Many mysteries were answered and some were not. Although Kaladin’s powers were more or less explained, I found them to be rather convenient, especially in rescuing the betrayed Dalinar and what was left of his troops.
I really learned to hate Sadas by the end of the novel and was hoping for a bloody, painful death rather than him weaseling out of his misdeeds.
The worst part was that everything ended as a cliffhanger, awaiting the second novel. I did find myself briefly wondering what happened next, but I’m not willing to face a 1,300 plus page book to discover the answers.
Sanderson has won just about every writing award there is and this book has an outrageous number of four and five star ratings on Amazon. That said, it was an exhausting read. Yes, I do want to find out what happens next so will probably (eventually) read the sequel, but not before I consume a lot of shorter and more digestible works first.
Tonight, I’ll return the paperback to my grandson. If he asks me to borrow the sequel, I may just hold onto it for some months before tackling it.

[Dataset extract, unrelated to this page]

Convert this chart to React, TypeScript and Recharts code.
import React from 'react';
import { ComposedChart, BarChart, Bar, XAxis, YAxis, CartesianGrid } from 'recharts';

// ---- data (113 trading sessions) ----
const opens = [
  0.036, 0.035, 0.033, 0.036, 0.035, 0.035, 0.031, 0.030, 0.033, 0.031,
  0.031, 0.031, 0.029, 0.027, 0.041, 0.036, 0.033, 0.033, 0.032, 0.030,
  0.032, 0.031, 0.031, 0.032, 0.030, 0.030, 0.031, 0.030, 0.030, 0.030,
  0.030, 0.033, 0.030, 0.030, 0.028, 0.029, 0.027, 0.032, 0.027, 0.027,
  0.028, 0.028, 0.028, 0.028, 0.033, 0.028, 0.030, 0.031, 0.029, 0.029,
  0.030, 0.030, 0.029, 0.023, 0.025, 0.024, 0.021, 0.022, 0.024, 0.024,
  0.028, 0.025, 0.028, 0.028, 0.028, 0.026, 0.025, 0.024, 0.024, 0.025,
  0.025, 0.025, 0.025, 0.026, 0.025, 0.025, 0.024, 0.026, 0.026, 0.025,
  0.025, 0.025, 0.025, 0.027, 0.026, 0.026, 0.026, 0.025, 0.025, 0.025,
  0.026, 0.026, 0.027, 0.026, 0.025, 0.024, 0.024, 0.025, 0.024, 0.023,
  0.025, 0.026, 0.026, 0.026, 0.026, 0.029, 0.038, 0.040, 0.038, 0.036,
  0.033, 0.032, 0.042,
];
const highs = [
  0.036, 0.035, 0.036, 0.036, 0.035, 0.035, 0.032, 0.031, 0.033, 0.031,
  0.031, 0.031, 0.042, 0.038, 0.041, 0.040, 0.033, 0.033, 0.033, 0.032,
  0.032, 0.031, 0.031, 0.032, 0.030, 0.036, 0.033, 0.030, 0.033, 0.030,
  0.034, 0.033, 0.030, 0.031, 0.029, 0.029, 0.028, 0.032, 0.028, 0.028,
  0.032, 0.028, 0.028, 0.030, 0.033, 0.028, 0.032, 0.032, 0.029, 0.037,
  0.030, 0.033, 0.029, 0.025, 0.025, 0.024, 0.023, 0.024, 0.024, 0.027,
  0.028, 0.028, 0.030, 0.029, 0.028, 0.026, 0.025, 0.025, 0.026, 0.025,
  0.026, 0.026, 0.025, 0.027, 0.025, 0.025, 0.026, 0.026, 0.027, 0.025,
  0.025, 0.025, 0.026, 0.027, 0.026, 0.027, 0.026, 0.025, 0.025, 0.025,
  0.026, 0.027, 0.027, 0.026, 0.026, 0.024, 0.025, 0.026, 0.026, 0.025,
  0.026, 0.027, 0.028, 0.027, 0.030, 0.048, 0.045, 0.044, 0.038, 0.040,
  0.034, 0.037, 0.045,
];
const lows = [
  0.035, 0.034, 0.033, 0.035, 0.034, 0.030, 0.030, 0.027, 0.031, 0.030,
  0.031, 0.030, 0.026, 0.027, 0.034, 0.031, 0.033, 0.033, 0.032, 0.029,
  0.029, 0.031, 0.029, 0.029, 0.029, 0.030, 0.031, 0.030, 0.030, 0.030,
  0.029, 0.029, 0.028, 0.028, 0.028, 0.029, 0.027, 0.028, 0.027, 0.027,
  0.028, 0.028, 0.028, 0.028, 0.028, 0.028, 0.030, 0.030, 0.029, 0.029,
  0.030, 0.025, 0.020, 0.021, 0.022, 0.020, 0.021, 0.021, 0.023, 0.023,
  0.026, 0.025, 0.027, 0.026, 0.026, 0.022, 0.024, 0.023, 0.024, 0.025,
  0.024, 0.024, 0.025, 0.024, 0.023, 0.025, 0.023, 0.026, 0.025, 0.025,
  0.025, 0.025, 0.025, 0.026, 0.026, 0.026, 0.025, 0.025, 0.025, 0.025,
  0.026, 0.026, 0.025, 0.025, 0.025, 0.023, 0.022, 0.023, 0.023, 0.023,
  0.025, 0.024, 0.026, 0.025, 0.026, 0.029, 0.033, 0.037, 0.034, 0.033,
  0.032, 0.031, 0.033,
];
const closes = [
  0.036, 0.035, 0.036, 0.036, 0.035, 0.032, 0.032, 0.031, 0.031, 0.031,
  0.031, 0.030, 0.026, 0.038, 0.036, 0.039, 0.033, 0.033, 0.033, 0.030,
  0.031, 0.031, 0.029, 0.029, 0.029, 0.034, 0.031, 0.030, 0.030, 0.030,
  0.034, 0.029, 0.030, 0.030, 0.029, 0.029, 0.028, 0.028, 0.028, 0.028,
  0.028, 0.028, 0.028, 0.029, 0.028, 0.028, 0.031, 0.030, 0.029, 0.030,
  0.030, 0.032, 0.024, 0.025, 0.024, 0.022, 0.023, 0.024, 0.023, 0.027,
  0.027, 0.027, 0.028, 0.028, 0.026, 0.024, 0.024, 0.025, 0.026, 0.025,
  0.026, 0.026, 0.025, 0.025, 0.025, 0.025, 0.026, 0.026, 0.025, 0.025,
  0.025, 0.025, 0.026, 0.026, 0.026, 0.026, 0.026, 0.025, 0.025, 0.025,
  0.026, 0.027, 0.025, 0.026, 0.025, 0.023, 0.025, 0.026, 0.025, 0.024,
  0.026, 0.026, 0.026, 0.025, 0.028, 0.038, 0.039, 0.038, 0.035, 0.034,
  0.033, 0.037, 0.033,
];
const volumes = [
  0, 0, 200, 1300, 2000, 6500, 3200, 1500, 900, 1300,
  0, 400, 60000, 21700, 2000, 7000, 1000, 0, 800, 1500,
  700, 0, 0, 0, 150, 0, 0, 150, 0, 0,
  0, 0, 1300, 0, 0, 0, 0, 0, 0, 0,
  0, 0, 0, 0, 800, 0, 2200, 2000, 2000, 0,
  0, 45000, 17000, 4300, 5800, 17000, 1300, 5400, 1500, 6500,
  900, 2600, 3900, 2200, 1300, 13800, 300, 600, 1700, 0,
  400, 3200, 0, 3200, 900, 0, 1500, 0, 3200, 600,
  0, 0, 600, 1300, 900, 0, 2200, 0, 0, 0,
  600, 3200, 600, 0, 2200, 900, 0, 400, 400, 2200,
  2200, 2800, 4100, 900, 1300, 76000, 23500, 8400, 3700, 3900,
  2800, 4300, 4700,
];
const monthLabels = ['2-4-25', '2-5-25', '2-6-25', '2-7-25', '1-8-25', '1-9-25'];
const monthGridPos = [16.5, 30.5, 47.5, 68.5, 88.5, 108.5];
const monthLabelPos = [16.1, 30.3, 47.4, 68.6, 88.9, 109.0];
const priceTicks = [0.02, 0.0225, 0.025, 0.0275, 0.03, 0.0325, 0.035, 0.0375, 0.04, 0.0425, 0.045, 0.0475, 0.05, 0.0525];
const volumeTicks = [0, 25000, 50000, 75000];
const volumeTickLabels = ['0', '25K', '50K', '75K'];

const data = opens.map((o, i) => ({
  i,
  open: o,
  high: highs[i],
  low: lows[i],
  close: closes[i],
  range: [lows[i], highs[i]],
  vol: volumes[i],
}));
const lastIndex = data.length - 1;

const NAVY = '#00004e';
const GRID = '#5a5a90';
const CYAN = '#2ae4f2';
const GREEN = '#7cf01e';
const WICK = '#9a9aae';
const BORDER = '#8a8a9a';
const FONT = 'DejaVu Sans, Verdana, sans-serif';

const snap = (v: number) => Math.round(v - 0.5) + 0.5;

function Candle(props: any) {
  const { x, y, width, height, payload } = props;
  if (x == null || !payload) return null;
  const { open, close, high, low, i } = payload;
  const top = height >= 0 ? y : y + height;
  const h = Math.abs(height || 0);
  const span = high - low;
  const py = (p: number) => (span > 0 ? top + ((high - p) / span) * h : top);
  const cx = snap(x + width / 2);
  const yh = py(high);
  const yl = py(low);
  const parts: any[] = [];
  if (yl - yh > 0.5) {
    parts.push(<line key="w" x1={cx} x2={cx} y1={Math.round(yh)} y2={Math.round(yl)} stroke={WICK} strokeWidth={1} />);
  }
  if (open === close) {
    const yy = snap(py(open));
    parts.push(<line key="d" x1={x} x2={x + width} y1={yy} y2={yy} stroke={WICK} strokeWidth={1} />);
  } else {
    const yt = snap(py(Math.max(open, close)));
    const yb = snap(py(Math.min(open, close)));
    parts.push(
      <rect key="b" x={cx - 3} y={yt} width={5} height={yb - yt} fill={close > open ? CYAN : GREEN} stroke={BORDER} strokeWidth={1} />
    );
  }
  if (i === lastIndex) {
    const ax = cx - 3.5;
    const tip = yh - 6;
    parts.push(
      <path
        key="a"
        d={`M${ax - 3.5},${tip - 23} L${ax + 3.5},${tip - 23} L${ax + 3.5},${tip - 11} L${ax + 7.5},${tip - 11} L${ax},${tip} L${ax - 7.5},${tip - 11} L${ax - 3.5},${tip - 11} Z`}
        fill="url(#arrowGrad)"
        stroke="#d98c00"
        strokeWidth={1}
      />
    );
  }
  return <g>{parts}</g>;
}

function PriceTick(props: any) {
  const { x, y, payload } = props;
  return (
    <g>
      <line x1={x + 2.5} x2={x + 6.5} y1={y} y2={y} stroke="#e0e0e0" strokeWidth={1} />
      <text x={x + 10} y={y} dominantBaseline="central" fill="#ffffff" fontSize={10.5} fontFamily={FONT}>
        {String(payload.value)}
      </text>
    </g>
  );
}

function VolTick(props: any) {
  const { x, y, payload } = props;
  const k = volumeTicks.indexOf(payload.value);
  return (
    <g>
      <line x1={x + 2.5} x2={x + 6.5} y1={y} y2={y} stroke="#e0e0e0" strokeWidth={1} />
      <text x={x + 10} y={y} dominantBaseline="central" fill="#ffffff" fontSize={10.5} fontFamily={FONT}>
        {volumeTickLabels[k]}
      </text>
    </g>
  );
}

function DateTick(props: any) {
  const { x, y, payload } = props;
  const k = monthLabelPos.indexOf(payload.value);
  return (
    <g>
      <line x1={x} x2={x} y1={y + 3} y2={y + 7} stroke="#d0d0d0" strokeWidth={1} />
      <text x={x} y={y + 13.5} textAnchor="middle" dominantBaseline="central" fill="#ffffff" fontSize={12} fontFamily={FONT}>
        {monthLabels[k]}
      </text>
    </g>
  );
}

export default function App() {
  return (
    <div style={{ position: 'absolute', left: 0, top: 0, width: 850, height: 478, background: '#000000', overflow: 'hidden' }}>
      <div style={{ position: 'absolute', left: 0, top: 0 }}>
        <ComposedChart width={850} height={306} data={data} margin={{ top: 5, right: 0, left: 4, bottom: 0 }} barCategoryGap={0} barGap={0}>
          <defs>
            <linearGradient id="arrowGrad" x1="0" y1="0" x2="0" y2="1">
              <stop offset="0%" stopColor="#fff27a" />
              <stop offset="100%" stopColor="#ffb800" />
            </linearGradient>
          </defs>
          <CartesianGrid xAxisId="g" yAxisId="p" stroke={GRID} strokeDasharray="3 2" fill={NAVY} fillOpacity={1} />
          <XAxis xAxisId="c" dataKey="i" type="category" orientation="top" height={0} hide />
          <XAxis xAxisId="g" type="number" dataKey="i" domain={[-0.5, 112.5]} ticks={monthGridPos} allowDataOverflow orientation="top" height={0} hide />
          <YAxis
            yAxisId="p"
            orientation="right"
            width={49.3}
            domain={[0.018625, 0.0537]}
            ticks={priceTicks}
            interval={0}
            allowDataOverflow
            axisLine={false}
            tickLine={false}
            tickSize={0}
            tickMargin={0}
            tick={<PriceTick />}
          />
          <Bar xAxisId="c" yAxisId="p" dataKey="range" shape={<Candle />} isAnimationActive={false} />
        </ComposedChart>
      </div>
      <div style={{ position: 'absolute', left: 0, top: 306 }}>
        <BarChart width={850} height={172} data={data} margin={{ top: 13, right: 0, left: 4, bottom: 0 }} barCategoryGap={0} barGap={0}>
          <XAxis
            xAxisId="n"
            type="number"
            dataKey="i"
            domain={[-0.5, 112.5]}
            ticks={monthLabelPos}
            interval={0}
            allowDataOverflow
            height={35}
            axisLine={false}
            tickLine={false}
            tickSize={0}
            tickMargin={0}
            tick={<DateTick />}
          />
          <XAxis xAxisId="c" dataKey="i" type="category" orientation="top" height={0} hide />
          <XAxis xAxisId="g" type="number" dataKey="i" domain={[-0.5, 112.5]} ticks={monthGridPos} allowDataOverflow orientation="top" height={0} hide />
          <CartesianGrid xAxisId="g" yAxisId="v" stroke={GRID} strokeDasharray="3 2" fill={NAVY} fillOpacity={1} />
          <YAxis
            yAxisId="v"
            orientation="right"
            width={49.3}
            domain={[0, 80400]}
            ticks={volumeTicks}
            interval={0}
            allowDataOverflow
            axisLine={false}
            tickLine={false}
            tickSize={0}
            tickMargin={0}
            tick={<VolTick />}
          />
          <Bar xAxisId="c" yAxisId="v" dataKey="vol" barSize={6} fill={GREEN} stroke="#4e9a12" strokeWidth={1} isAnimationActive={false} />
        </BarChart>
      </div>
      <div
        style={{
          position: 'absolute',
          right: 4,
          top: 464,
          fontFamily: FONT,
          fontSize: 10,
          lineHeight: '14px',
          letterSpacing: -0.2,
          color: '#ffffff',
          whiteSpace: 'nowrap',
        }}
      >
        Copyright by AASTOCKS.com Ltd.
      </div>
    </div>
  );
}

Oh, one more thing. I also review books relative to their inclusion of social justice themes, and as far as I could tell, this novel didn’t have any, or at least nothing that slapped me in the face. That’s one thing I really liked. I didn’t have to slog through someone’s 21st century values system; a thinly veiled agenda presented by an all but talentless activist who wrote a book (and which was only published because) just to lecture we poor, mere mortals in what we should think, feel, and do. Kudos to Sanderson for that.